2. The compressor of claim 1 , wherein the first venturi tube is located in a bearing housing of the compressor.
3. The compressor of claim 1 , wherein the first venturi tube is located in a discharge housing of the compressor.
4. The compressor of claim 1 further comprising:
a second venturi tube arranged in a second flow path of the refrigerant in the compressor; and
a second inlet port in fluid communication with a throat of the second venturi tube and configured to deliver liquid refrigerant from the condenser to the second flow path of the refrigerant in the compressor.
5. The compressor of claim 1 , wherein the first venturi tube reduces the pressure of the refrigerant in the compressor below a pressure of the refrigerant in the condenser.
6. A chiller assembly comprising:
a screw compressor;
a condenser coupled to the screw compressor;
a first venturi tube arranged in a first flow path of a refrigerant passing through the compressor, wherein the first venturi tube comprises a convergent portion connected to a divergent portion at a throat; and
a first conduit coupled between the throat of the first venturi tube and the condenser and configured to deliver liquid refrigerant from the condenser to the first flow path of the refrigerant in the compressor for reducing pulsations in the compressed refrigerant exiting the compressor.
7. The assembly of claim 6 , wherein the screw compressor comprises:
a plurality of cooperating screw rotors configured to increase a pressure of the refrigerant flowing through the compressor, wherein the first venturi tube is arranged downstream of the screw rotors.
8. The assembly of claim 7 , wherein the first venturi tube is located in a bearing housing of the compressor.
9. The assembly of claim 7 , wherein the first venturi tube of the discharge chamber is located in a discharge housing of the compressor.
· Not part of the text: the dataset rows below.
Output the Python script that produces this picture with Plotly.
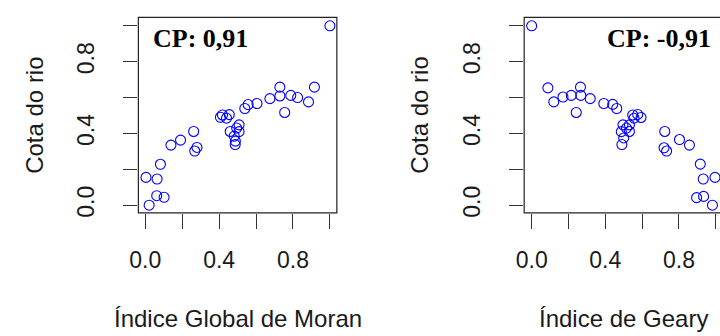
import plotly.graph_objects as go

# ---- data ----
moran_x = [1.000, 0.004, 0.064, 0.082, 0.021, 0.062, 0.102, 0.139, 0.191, 0.262,
           0.268, 0.280, 0.407, 0.418, 0.455, 0.440, 0.460, 0.508, 0.508, 0.482,
           0.488, 0.487, 0.495, 0.539, 0.557, 0.605, 0.675, 0.729, 0.729, 0.755,
           0.788, 0.825, 0.884, 0.916]
moran_y = [1.000, 0.155, 0.146, 0.228, 0.000, 0.053, 0.044, 0.335, 0.363, 0.411,
           0.302, 0.322, 0.490, 0.503, 0.505, 0.485, 0.411, 0.448, 0.410, 0.385,
           0.357, 0.338, 0.430, 0.539, 0.561, 0.567, 0.594, 0.658, 0.609, 0.517,
           0.612, 0.600, 0.576, 0.658]

geary_x = [0.000, 0.088, 0.120, 0.170, 0.215, 0.242, 0.265, 0.267, 0.318, 0.392,
           0.440, 0.462, 0.549, 0.576, 0.594, 0.556, 0.496, 0.531, 0.487, 0.531,
           0.500, 0.490, 0.515, 0.723, 0.719, 0.733, 0.803, 0.857, 0.916, 0.932,
           0.996, 0.896, 0.934, 0.982]
geary_y = [1.000, 0.654, 0.576, 0.603, 0.612, 0.517, 0.658, 0.612, 0.594, 0.567,
           0.562, 0.539, 0.503, 0.506, 0.489, 0.485, 0.448, 0.448, 0.410, 0.411,
           0.375, 0.338, 0.430, 0.411, 0.320, 0.302, 0.366, 0.335, 0.229, 0.146,
           0.155, 0.042, 0.049, 0.000]

tick_vals = [0.0, 0.2, 0.4, 0.6, 0.8, 1.0]
tick_text = ["0.0", "", "0.4", "", "0.8", ""]

x_titles = ["Índice Global de Moran", "Índice de Geary"]
y_title = "Cota do rio"
cp_labels = ["CP: 0,91", "CP: -0,91"]

# ---- layout geometry ----
W, H = 720, 336
FONT = "Liberation Sans, Arial, sans-serif"
TXT = "#1a1a1a"
BLUE = "#0000ff"

def px_x(p):
    return p / W

def px_y(p):
    return (H - p) / H

ydom = [px_y(216), px_y(17.7)]
left_dom = [px_x(131), px_x(332)]
right_dom = [px_x(521.7), 1.0]

fig = go.Figure()
fig.add_trace(go.Scatter(x=moran_x, y=moran_y, mode="markers", xaxis="x", yaxis="y",
                         marker=dict(symbol="circle-open", size=10, color=BLUE,
                                     line=dict(width=1.1, color=BLUE)),
                         showlegend=False, hoverinfo="skip"))
fig.add_trace(go.Scatter(x=geary_x, y=geary_y, mode="markers", xaxis="x2", yaxis="y2",
                         marker=dict(symbol="circle-open", size=10, color=BLUE,
                                     line=dict(width=1.1, color=BLUE)),
                         showlegend=False, hoverinfo="skip"))

xax = dict(tickmode="array", tickvals=tick_vals, ticktext=tick_text,
           ticks="outside", ticklen=15, tickwidth=1, tickcolor="#333",
           showgrid=False, zeroline=False, showline=False,
           tickfont=dict(family=FONT, size=23, color=TXT), ticklabelstandoff=12)
yax = dict(tickmode="array", tickvals=tick_vals, ticktext=tick_text,
           ticks="outside", ticklen=14, tickwidth=1, tickcolor="#333",
           showgrid=False, zeroline=False, showline=False, tickangle=-90,
           tickfont=dict(family=FONT, size=23, color=TXT), ticklabelstandoff=20,
           range=[-0.0423, 1.0467], domain=ydom)

fig.update_layout(
    width=W, height=H, margin=dict(l=0, r=0, t=0, b=0),
    paper_bgcolor="white", plot_bgcolor="white",
    xaxis=dict(xax, domain=left_dom, range=[-0.0374, 1.0375], anchor="y"),
    yaxis=dict(yax, anchor="x"),
    xaxis2=dict(xax, domain=right_dom, range=[-0.0408, 1.0231], anchor="y2"),
    yaxis2=dict(yax, anchor="x2"),
)

# plot boxes
for x0, x1 in [(px_x(131), px_x(332)), (px_x(521.7), px_x(722.6))]:
    fig.add_shape(type="rect", xref="paper", yref="paper", x0=x0, x1=x1,
                  y0=ydom[0], y1=ydom[1], line=dict(color="#222", width=1.2),
                  fillcolor="rgba(0,0,0,0)", layer="above")

# axis titles
for cx, txt in [((131 + 332) / 2, x_titles[0]), ((521.7 + 722.6) / 2, x_titles[1])]:
    fig.add_annotation(xref="paper", yref="paper", x=px_x(cx), y=px_y(323),
                       xanchor="center", yanchor="middle", showarrow=False,
                       text=txt, font=dict(family=FONT, size=24, color=TXT))
for cx in [25, 415.7]:
    fig.add_annotation(xref="paper", yref="paper", x=px_x(cx), y=px_y(116.9),
                       xanchor="center", yanchor="middle", showarrow=False,
                       textangle=-90, text=y_title,
                       font=dict(family=FONT, size=24, color=TXT))

# CP labels
fig.add_annotation(xref="paper", yref="paper", x=px_x(143.5), y=px_y(39.5),
                   xanchor="left", yanchor="middle", showarrow=False,
                   text="<b>" + cp_labels[0] + "</b>",
                   font=dict(family="Liberation Serif, Times New Roman, serif", size=26, color="black"))
fig.add_annotation(xref="paper", yref="paper", x=px_x(713), y=px_y(39.5),
                   xanchor="right", yanchor="middle", showarrow=False,
                   text="<b>" + cp_labels[1] + "</b>",
                   font=dict(family="Liberation Serif, Times New Roman, serif", size=26, color="black"))

fig.write_html("out.html")
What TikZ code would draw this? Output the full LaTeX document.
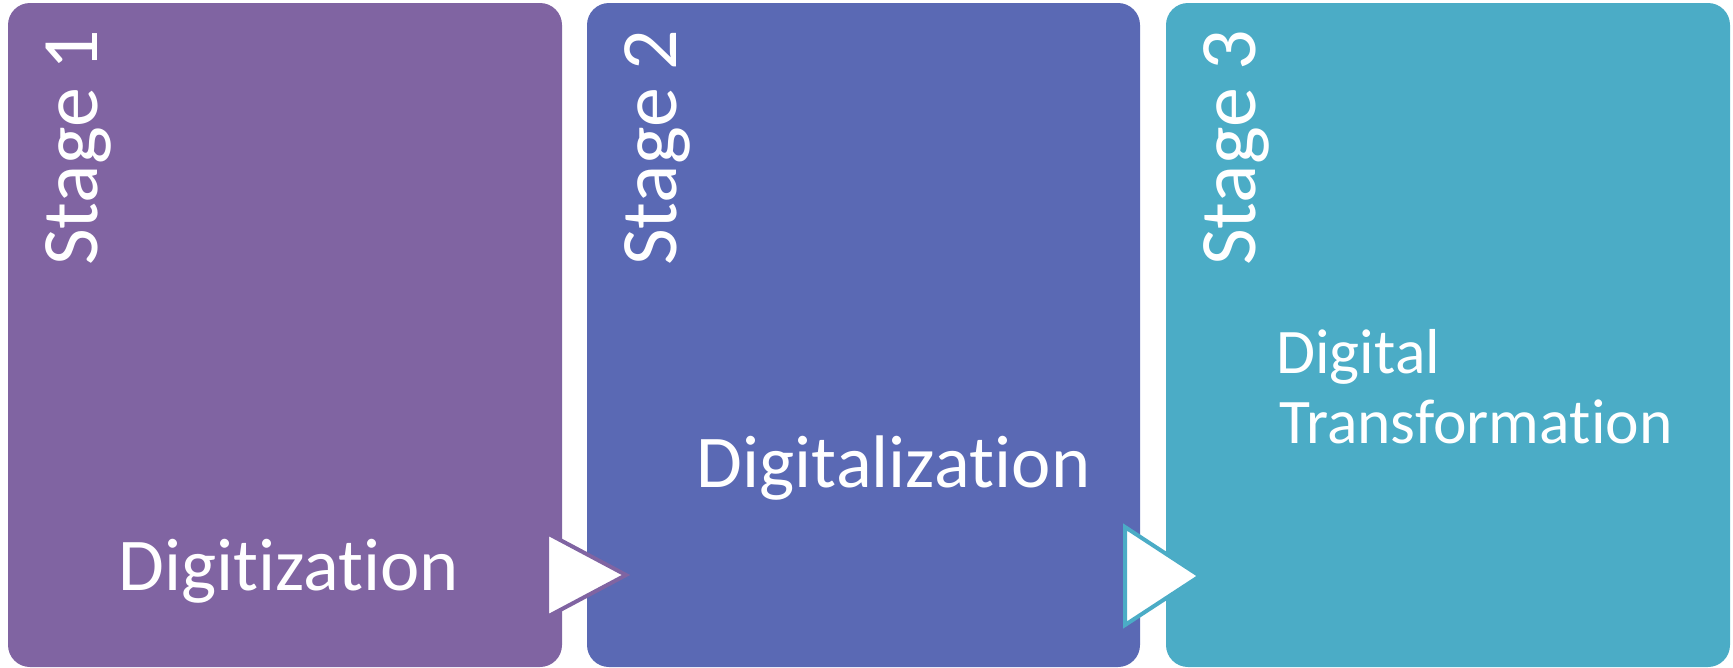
\documentclass[tikz,border=0pt]{standalone}
\usepackage{fontspec}
\setmainfont{Carlito}[RawFeature={-liga;-clig;-calt;-dlig;-rlig}]
\definecolor{cpurple}{HTML}{8064A2}
\definecolor{cblue}{HTML}{5A69B4}
\definecolor{cteal}{HTML}{4BACC6}
\tikzset{
  stagebox/.style={rounded corners=22pt, inner sep=0pt, outer sep=0pt, minimum width=#1, minimum height=664pt},
  stagelabel/.style={text=white, inner sep=0pt, rotate=90, anchor=base west, font=\fontsize{80}{96}\selectfont},
  namelabel/.style={text=white, inner sep=0pt, anchor=base west, font=\fontsize{74.5}{88}\selectfont},
  namelabelsmall/.style={text=white, inner sep=0pt, anchor=base west, font=\fontsize{63.5}{76}\selectfont},
  arrowtri/.style={fill=white, line width=4pt, line join=miter},
}
\begin{document}
\begin{tikzpicture}[x=1pt,y=-1pt]
\useasboundingbox (0,0) rectangle (1733,667);
% boxes
\node[stagebox=554pt, fill=cpurple] (b1) at (285,335) {};
\node[stagebox=553pt, fill=cblue] (b2) at (863.5,335) {};
\node[stagebox=564pt, fill=cteal] (b3) at (1448,335) {};
% stage labels
\node[stagelabel] (s1) at (97,266) {Stage 1};
\node[stagelabel] (s2) at (676,266) {Stage 2};
\node[stagelabel] (s3) at (1255,266) {Stage 3};
% names
\node[namelabel] (n1) at (118,590) {Digit\kern0pt ization};
\node[namelabel] (n2) at (696,487) {Digit\kern0pt aliza\kern0pt t\kern0pt ion};
\node[namelabelsmall] (n3a) at (1276,373) {Digit\kern0pt al};
\node[namelabelsmall] (n3b) at (1279,443) {Transforma\kern0pt t\kern0pt ion};
% triangles
\coordinate (t1a) at (547,533);
\coordinate (t1b) at (626,575);
\coordinate (t1c) at (547,617);
\draw[arrowtri, draw=cpurple] (t1a) -- (t1b) -- (t1c) -- cycle;
\coordinate (t2a) at (1125,527);
\coordinate (t2b) at (1200,576);
\coordinate (t2c) at (1125,625);
\draw[arrowtri, draw=cteal] (t2a) -- (t2b) -- (t2c) -- cycle;
\end{tikzpicture}
\end{document}
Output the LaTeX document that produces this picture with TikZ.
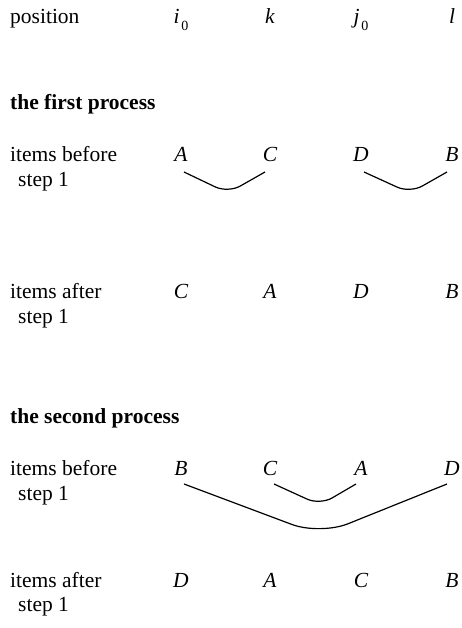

10. The assembly of claim 6 further comprising:
a second venturi tube arranged in a second flow path of the refrigerant in the compressor, wherein the second venturi tube comprises a convergent portion connected to a divergent portion at a throat; and
a second conduit coupled between the throat of the second venturi tube and the condenser is configured to deliver liquid refrigerant from the condenser to the second flow path of the refrigerant in the compressor.
11. The assembly of claim 6 , wherein the first venturi tube reduces a pressure of the refrigerant in the compressor below a pressure of the refrigerant in the condenser.
12. A screw compressor for use in a chiller assembly, the compressor comprising:
a screw rotor bearing housing;
a first venturi tube disposed in the bearing housing and arranged in a first flow path of a refrigerant carried through the bearing housing for decreasing the pressure of the refrigerant; and
a first inlet port in fluid communication with a throat of the first venturi tube and configured to deliver liquid refrigerant from a condenser of the chiller assembly to the first flow path of the refrigerant in the bearing housing.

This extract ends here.